Дильсу нужно было укрепить рубежи обороны. Он заявил Марте: чем чаще их будут видеть вместе, тем в большей безопасности он будет себя чувствовать. И это была не просто уловка, призванная воскресить романтические отношения. Даже Геринг начинал относиться к Дильсу как к активу, теряющему свою ценность. В вихре противоборствующих страстей, захлестнувших Берлин той весной, главная опасность для Дильса была связана с тем, что, поскольку он продолжал упорно отказываться играть на какой-то одной стороне, к нему с той или иной степенью недоверия относились представители обоих лагерей. Он впал в паранойю и решил, что его пытаются отравить.
Марта была не против проводить с Дильсом больше времени. Ей нравилось, что об их отношениях все знают, что ее имя связывают с его именем; ей нравилось с его помощью смотреть на ситуацию изнутри. «Я была достаточно юна и безрассудна, чтобы хотеть как можно глубже вникать в происходящее», – писала она[695]. К тому же у Марты было то, чего не было у Дильса: уверенность, что никто не причинит ей вреда, поскольку она – дочь американского посла.
Впрочем, среди друзей Марты нашелся человек, предупреждавший ее, что, встречаясь с Дильсом, она «играет с огнем».
В следующие недели Дильс старался держаться поближе к Марте и вел себя, по ее выражению, «как испуганный кролик». При этом она видела, что какая-то часть Дильса – прежний уверенный в себе Люцифер – наслаждалась игрой, целью которой было выпутаться из неприятностей[696].
«В некоторых отношениях опасность, которой, как ему казалось, он подвергался, стала испытанием его изворотливости и изобретательности, – вспоминала Марта. – Видимо, он не без удовольствия задавался вопросом: удастся ли ему всех перехитрить, сумеет ли он спастись?»[697]
Глава 35
Вызов «очень престижному клубу»
23 марта, в пятницу, корабль, на котором плыл Додд, прибыл в Нью-Йоркскую гавань и встал на карантин. Посол надеялся, что его возвращение останется не замеченным прессой, но его планы вновь были нарушены. В то время репортеры встречали все океанские лайнеры, исходя из предположения (обычно оказывавшегося правильным), что хоть какая-нибудь шишка да прибудет. На всякий случай Додд подготовил краткое, всего из пяти предложений, заявление и вскоре уже зачитывал его двум корреспондентам, которым удалось заметить прибытие посла. Он объяснил, что вернулся в Америку «в краткосрочный отпуск ‹…› для непродолжительного, но необходимого отдыха от напряженной обстановки в Европе», и добавил: «Вопреки предсказаниям многих международных обозревателей, я вполне уверен, что в ближайшем будущем война нам не грозит»[698].

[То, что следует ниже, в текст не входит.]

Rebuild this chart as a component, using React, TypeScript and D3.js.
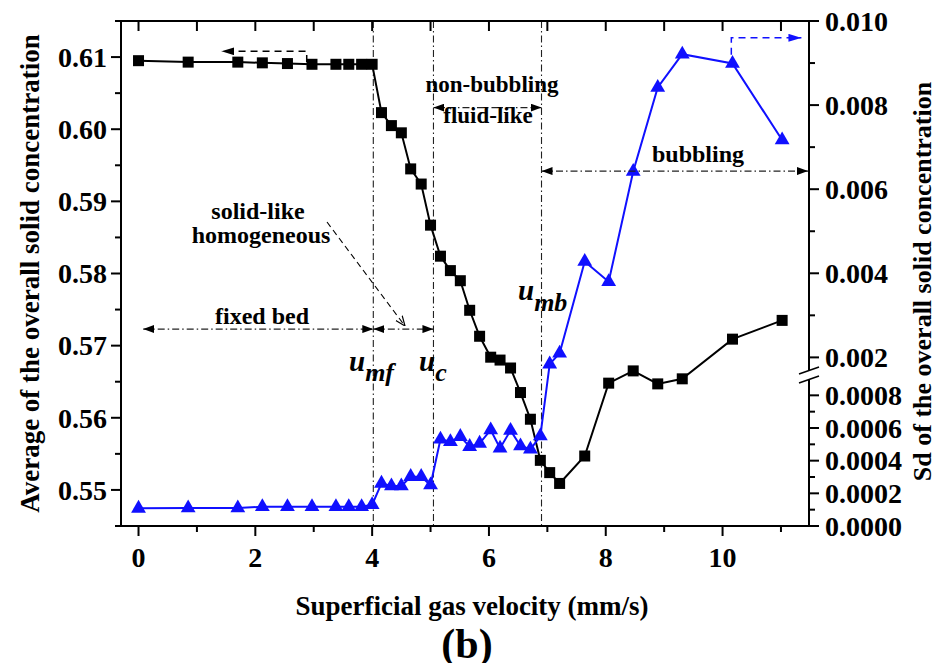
import React from 'react'
import * as d3 from 'd3'

// superficial gas velocity (mm/s), shared by both series
const velocity = [0, 0.85, 1.7, 2.12, 2.55, 2.97, 3.38, 3.6, 3.82, 4.0, 4.16, 4.33, 4.5, 4.66, 4.84, 5.0,
  5.17, 5.34, 5.51, 5.67, 5.84, 6.03, 6.19, 6.37, 6.54, 6.71, 6.88, 7.04, 7.21, 7.64, 8.05, 8.47, 8.89, 9.31, 10.17, 11.02]
// average of the overall solid concentration (left axis)
const avgConc = [0.6095, 0.6093, 0.6093, 0.6092, 0.6091, 0.609, 0.609, 0.609, 0.609, 0.609, 0.6023, 0.6005, 0.5995,
  0.5945, 0.5924, 0.5867, 0.5824, 0.5804, 0.579, 0.5749, 0.5713, 0.5684, 0.568, 0.5669, 0.5635, 0.5598, 0.5541,
  0.5524, 0.5509, 0.5547, 0.5648, 0.5665, 0.5647, 0.5654, 0.5709, 0.5735]
// Sd of the overall solid concentration (right, broken axis)
const sdConc = [0.000108, 0.00011, 0.00011, 0.000118, 0.000118, 0.000118, 0.000118, 0.000118, 0.000118, 0.00013,
  0.000261, 0.000245, 0.000245, 0.000302, 0.000302, 0.000251, 0.000531, 0.000516, 0.000547, 0.000486, 0.000506,
  0.000588, 0.000476, 0.000585, 0.00049, 0.00047, 0.000551, 0.00184, 0.0021, 0.00428, 0.0038, 0.00642, 0.00842,
  0.00921, 0.00899, 0.00717]

const xTicks = [0, 2, 4, 6, 8, 10]
const xMinor = [1, 3, 5, 7, 9, 11]
const leftTicks = [0.55, 0.56, 0.57, 0.58, 0.59, 0.6, 0.61]
const leftMinor = [0.545, 0.555, 0.565, 0.575, 0.585, 0.595, 0.605, 0.615]
const rightUpperTicks = [0.002, 0.004, 0.006, 0.008, 0.01]
const rightUpperMinor = [0.003, 0.005, 0.007, 0.009]
const rightLowerTicks = [0, 0.0002, 0.0004, 0.0006, 0.0008]
const rightLowerMinor = [0.0001, 0.0003, 0.0005, 0.0007]

// regime boundaries
const uMf = 4.02
const uC = 5.05
const uMb = 6.9

const W = 943
const H = 671
const left = 121
const right = 809
const top = 21
const bottom = 526
const font = '"Liberation Serif", "Times New Roman", serif'
const blue = '#1010ff'
const dashDot = '7,3,1.5,3'

const x = d3.scaleLinear().domain([-0.3, 11.48]).range([left, right])
const yL = d3.scaleLinear().domain([0.545, 0.615]).range([bottom, top])
// broken right axis: lower part 0..0.0009, upper part 0.0017..0.010
const yR = d3.scaleLinear().domain([0, 0.0009, 0.0017, 0.01]).range([bottom, 379, 370, top])

const App = () => {
  const pts = velocity.map((v, i) => ({ v, a: avgConc[i], s: sdConc[i] }))
  const avgLine = d3.line<any>().x(d => x(d.v)).y(d => yL(d.a))(pts) || ''
  const sdLine = d3.line<any>().x(d => x(d.v)).y(d => yR(d.s))(pts) || ''
  const tri = d3.symbol().type(d3.symbolTriangle).size(95)() || ''

  const arrowY1 = yL(0.5723)
  const arrowY2 = yL(0.6030)
  const arrowY3 = yL(0.5942)

  return (
    <svg width={W} height={H} style={{ display: 'block', margin: '-8px' }} fontFamily={font} fontWeight="bold">
      <defs>
        <marker id="ah" viewBox="0 0 10 10" refX="10" refY="5" markerWidth="11" markerHeight="8"
          markerUnits="userSpaceOnUse" orient="auto-start-reverse" preserveAspectRatio="none">
          <path d="M0,0 L10,5 L0,10 Z" fill="#000" />
        </marker>
        <marker id="ahb" viewBox="0 0 10 10" refX="10" refY="5" markerWidth="13" markerHeight="8"
          markerUnits="userSpaceOnUse" orient="auto" preserveAspectRatio="none">
          <path d="M0,0 L10,5 L0,10 Z" fill={blue} />
        </marker>
        <marker id="ahk" viewBox="0 0 10 10" refX="10" refY="5" markerWidth="13" markerHeight="8"
          markerUnits="userSpaceOnUse" orient="auto" preserveAspectRatio="none">
          <path d="M0,0 L10,5 L0,10 Z" fill="#000" />
        </marker>
        <marker id="aho" viewBox="0 0 10 10" refX="10" refY="5" markerWidth="10" markerHeight="10"
          markerUnits="userSpaceOnUse" orient="auto">
          <path d="M0,1 L10,5 L0,9" fill="none" stroke="#000" strokeWidth="1.2" />
        </marker>
      </defs>

      {/* regime boundaries */}
      {[uMf, uC, uMb].map(u => (
        <line key={u} x1={x(u)} x2={x(u)} y1={top} y2={bottom} stroke="#222" strokeWidth={1.1} strokeDasharray={dashDot} />
      ))}

      {/* series */}
      <path d={avgLine} fill="none" stroke="#000" strokeWidth={2} />
      {pts.map((p, i) => (
        <rect key={'s' + i} x={x(p.v) - 5.5} y={yL(p.a) - 5.5} width={11} height={11} fill="#000" />
      ))}
      <path d={sdLine} fill="none" stroke={blue} strokeWidth={2} />
      {pts.map((p, i) => (
        <path key={'t' + i} d={tri} transform={`translate(${x(p.v)},${yR(p.s)})`} fill={blue} />
      ))}

      {/* frame and axes */}
      <line x1={left} x2={right} y1={top} y2={top} stroke="#000" strokeWidth={2} />
      <line x1={left} x2={right + 1} y1={bottom} y2={bottom} stroke="#000" strokeWidth={2} />
      <line x1={left} x2={left} y1={top} y2={bottom} stroke="#000" strokeWidth={2} />
      <line x1={right} x2={right} y1={top - 1} y2={yR(0.0017)} stroke="#000" strokeWidth={2} />
      <line x1={right} x2={right} y1={yR(0.0009)} y2={bottom + 1} stroke="#000" strokeWidth={2} />
      <line x1={799} x2={819} y1={yR(0.0017) + 4} y2={yR(0.0017) - 3} stroke="#000" strokeWidth={1.5} />
      <line x1={799} x2={819} y1={yR(0.0009) + 4} y2={yR(0.0009) - 3} stroke="#000" strokeWidth={1.5} />

      {xTicks.map(t => (
        <g key={'xt' + t}>
          <line x1={x(t)} x2={x(t)} y1={bottom} y2={bottom + 10} stroke="#000" strokeWidth={2} />
          <line x1={x(t)} x2={x(t)} y1={top} y2={top + 10} stroke="#000" strokeWidth={2} />
          <text x={x(t)} y={567} fontSize={28} textAnchor="middle">{t}</text>
        </g>
      ))}
      {xMinor.map(t => (
        <g key={'xm' + t}>
          <line x1={x(t)} x2={x(t)} y1={bottom} y2={bottom + 6} stroke="#000" strokeWidth={2} />
          <line x1={x(t)} x2={x(t)} y1={top} y2={top + 10} stroke="#000" strokeWidth={2} />
        </g>
      ))}

      {leftTicks.map(t => (
        <g key={'lt' + t}>
          <line x1={left - 10} x2={left} y1={yL(t)} y2={yL(t)} stroke="#000" strokeWidth={2} />
          <text x={107} y={yL(t)} dy="0.35em" fontSize={28} textAnchor="end">{t.toFixed(2)}</text>
        </g>
      ))}
      {leftMinor.map(t => (
        <line key={'lm' + t} x1={left - 6} x2={left} y1={yL(t)} y2={yL(t)} stroke="#000" strokeWidth={2} />
      ))}

      {rightUpperTicks.map(t => (
        <g key={'ru' + t}>
          <line x1={right} x2={right + 10} y1={yR(t)} y2={yR(t)} stroke="#000" strokeWidth={2} />
          <text x={825} y={yR(t)} dy="0.35em" fontSize={28}>{t.toFixed(3)}</text>
        </g>
      ))}
      {rightUpperMinor.map(t => (
        <line key={'rum' + t} x1={right} x2={right + 6} y1={yR(t)} y2={yR(t)} stroke="#000" strokeWidth={2} />
      ))}
      {rightLowerTicks.map(t => (
        <g key={'rl' + t}>
          <line x1={right} x2={right + 10} y1={yR(t)} y2={yR(t)} stroke="#000" strokeWidth={2} />
          <text x={825} y={yR(t)} dy="0.35em" fontSize={28}>{t.toFixed(4)}</text>
        </g>
      ))}
      {rightLowerMinor.map(t => (
        <line key={'rlm' + t} x1={right} x2={right + 6} y1={yR(t)} y2={yR(t)} stroke="#000" strokeWidth={2} />
      ))}

      {/* axis titles */}
      <text transform={`translate(30,${(top + bottom) / 2}) rotate(-90)`} dy="0.35em" fontSize={27} textAnchor="middle">
        Average of the overall solid concentration
      </text>
      <text transform={`translate(922,${(top + bottom) / 2 + 8}) rotate(-90)`} dy="0.35em" fontSize={26} textAnchor="middle">
        Sd of the overall solid concentration
      </text>
      <text x={472} y={615} fontSize={27} textAnchor="middle">Superficial gas velocity (mm/s)</text>
      <text x={467} y={658} fontSize={42} textAnchor="middle">(b)</text>

      {/* series indicators */}
      <path d={`M${x(2.88)},${yL(0.6093)} V${yL(0.6108)} H${x(1.42)}`} fill="none" stroke="#000" strokeWidth={1.5}
        strokeDasharray="7,5" markerEnd="url(#ahk)" />
      <path d={`M${x(10.15)},${yR(0.0092)} V${yR(0.0096)} H${x(11.35)}`} fill="none" stroke={blue} strokeWidth={1.5}
        strokeDasharray="7,5" markerEnd="url(#ahb)" />

      {/* regime annotations */}
      <line x1={x(0.08)} x2={x(uMf)} y1={arrowY1} y2={arrowY1} stroke="#222" strokeWidth={1.2} strokeDasharray={dashDot}
        markerStart="url(#ah)" markerEnd="url(#ah)" />
      <line x1={x(uMf)} x2={x(uC)} y1={arrowY1} y2={arrowY1} stroke="#222" strokeWidth={1.2} strokeDasharray={dashDot}
        markerStart="url(#ah)" markerEnd="url(#ah)" />
      <line x1={x(uC)} x2={x(uMb)} y1={arrowY2} y2={arrowY2} stroke="#222" strokeWidth={1.2} strokeDasharray={dashDot}
        markerStart="url(#ah)" markerEnd="url(#ah)" />
      <line x1={x(uMb)} x2={right - 1} y1={arrowY3} y2={arrowY3} stroke="#222" strokeWidth={1.2} strokeDasharray={dashDot}
        markerStart="url(#ah)" markerEnd="url(#ah)" />
      <line x1={327} y1={222} x2={405} y2={326} stroke="#000" strokeWidth={1.1} strokeDasharray="6,4" markerEnd="url(#aho)" />

      <text x={262} y={324} fontSize={24} textAnchor="middle">fixed bed</text>
      <text x={258} y={219} fontSize={24} textAnchor="middle">solid-like</text>
      <text x={261} y={243} fontSize={24} textAnchor="middle">homogeneous</text>
      <text x={492} y={92} fontSize={23} textAnchor="middle">non-bubbling</text>
      <text x={488} y={123} fontSize={23} textAnchor="middle">fluid-like</text>
      <text x={698} y={162} fontSize={24} textAnchor="middle">bubbling</text>

      <g fontStyle="italic" fontSize={29}>
        <text x={349} y={371}>u<tspan fontSize={26} dy={10}>mf</tspan></text>
        <text x={419} y={371}>u<tspan fontSize={26} dy={10}>c</tspan></text>
        <text x={518} y={300}>u<tspan fontSize={26} dy={11}>mb</tspan></text>
      </g>
    </svg>
  )
}

export default App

Додд приободрился, узнав, что немецкий вице-консул в Нью-Йорке тоже прибыл в порт, чтобы встретить корабль, доставивший письмо Гитлера Рузвельту. Посол также радовался тому, что его друг полковник Хаус прислал за ним свой «очаровательный лимузин», чтобы отвезти Додда в свой дом на Манхэттене на углу Восточной Шестьдесят восьмой улицы и Парк-авеню. Там посол мог скоротать время до поезда в Вашингтон. Это было очень кстати, писал Додд в дневнике, поскольку таксисты в тот день бастовали, а если бы он отправился в гостиницу, до самого отправления вашингтонского поезда его донимали бы газетчики[699]. Додд и полковник Хаус поговорили по душам. «Хаус предоставил мне ценную информацию о недружелюбно настроенных чиновниках Госдепартамента, с которыми мне предстояло встретиться», – писал Додд.
Но больше всего Додда порадовало то, что вскоре после прибытия он получил с дипломатической почтой новую главу своего «Старого Юга», которую только что перепечатала на машинке подруга Марты Милдред Харнак.
В Вашингтоне Додд остановился в клубе «Космос», в то время располагавшемся на Лафайет-сквер, к северу от Белого дома. В первое же свое вашингтонское утро он пешком отправился в Госдепартамент – на первую из многочисленных встреч и деловых трапез.
Он встретился с госсекретарем Халлом и его заместителем Филлипсом в одиннадцать утра. Все трое долго ломали голову над тем, как реагировать на письмо Гитлера. Последний превозносил усилия Рузвельта по восстановлению американской экономики и заявлял, что «чувство долга, готовность идти на жертвы и дисциплина» должны быть основополагающими принципами любой культуры[700]. «Эти нравственные требования, которые президент ставит перед каждым отдельным гражданином Соединенных Штатов, являются и квинтэссенцией философии Германского государства, которую выражает наш лозунг: “Общее благо превыше интересов отдельной личности”».